LSC chairwoman Emily Haite said that the equity office asked the council to hold a public forum on the issue and to conduct a questionnaire, which received 9,135 responses.
About 52.5 percent of the respondents voted to remove the school’s symbol, and 47.5 percent voiced support to retain it. About 60 percent of the respondents were alumni, and support for retaining the symbol declined sharply with younger alumni. The other 40 percent of the respondents consisted of students, faculty and community members, and most of them supported the symbol’s removal.
Most of the speakers at the meeting expressed concerns about the symbol and called for its removal.
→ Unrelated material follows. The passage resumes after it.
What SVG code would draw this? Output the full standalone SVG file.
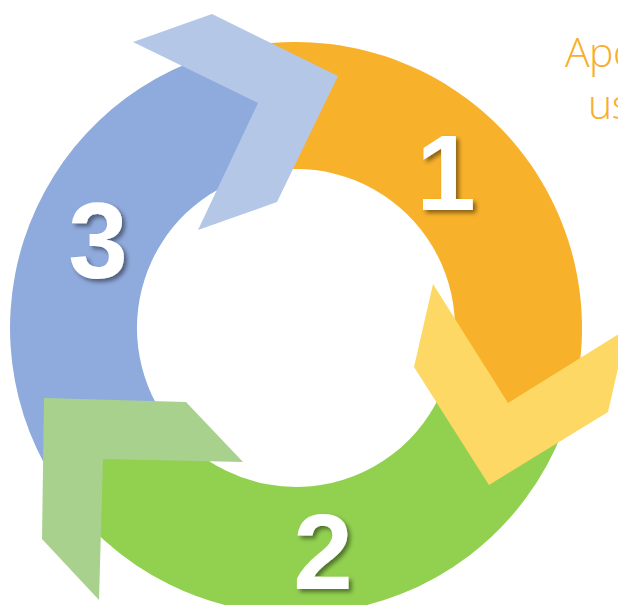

Lane Tech graduate Jayne Blacker said that as a Native American she would “cut school” on pep rally days due to the offensive images on shirts and the wearing of a headdress by some students. She said that the school’s focus should be on “the students of today” and that it is time for a new symbol.
Student Maxwell Jenkins said that there is “nothing respectful” about the school’s current symbol and that the school now has an opportunity to enhance its “rich tradition,” similar to when the school decades ago made the decision to change its enrollment policy to allow female students to attend the school.
2010 Lane Tech graduate Jetzi Calvin said that the school’s symbol is “oppressive” and “racist” and that “there is no need for further discussion.”
1976 graduate Michael Planthaber said that the school’s symbol and name motivated students to achieve success not only while at school but in their future career. “Warriors shoot for the stars,” he said. “It’s a tradition of Lane.”
Raymond Roschmann said that the symbol represented “a positive value of the school” and that he believes “there is an educational alternative” to changing the symbol.
One of the speakers said that the symbol was not a mascot because the school did not have an official “Indian mascot” performing at sporting events, similar to how the University of Illinois once had at the halftime of football games.
2020 graduate Jude Greiner said that while many alumni may take pride in the school’s symbol, the school needs a new symbol which current students can “have pride in.”
An online petition on www.change.org calling for a new symbol was created by a group of Lane Tech students, and as of 5:50 p.m. Tuesday more than 6,200 people have signed it. “We all want to show our pride in being Lane Tech students by proudly wearing our school apparel in public, but it is difficult to proudly wear apparel that is synonymous with the use of offensive and antiquated stereotypes,” the petition states
The Facebook page for the Lane Tech Alumni Association includes a variety of comments on the issue.
“You can’t change history, but you can learn from it. We all had pride in the Indian mascot, not prejudice,” one poster said.
Another wrote, “There shouldn’t have to be a vote. Just change the mascot (because) it’s the right thing to do. I’m a proud Native woman. I graduated from Lane in 1989. Never did I feel honored by the mascot. Never.”
“It’s 2020, time to modernize. Look to the future, not be stuck in the past. The future students deserve that much. I voted (in a school survey), but honestly asking alum from decades ago is not prudent. We are not your target audience. Your future students should be your focus. Given them an inspiring name they can be proud of, be motivated by,” another poster said.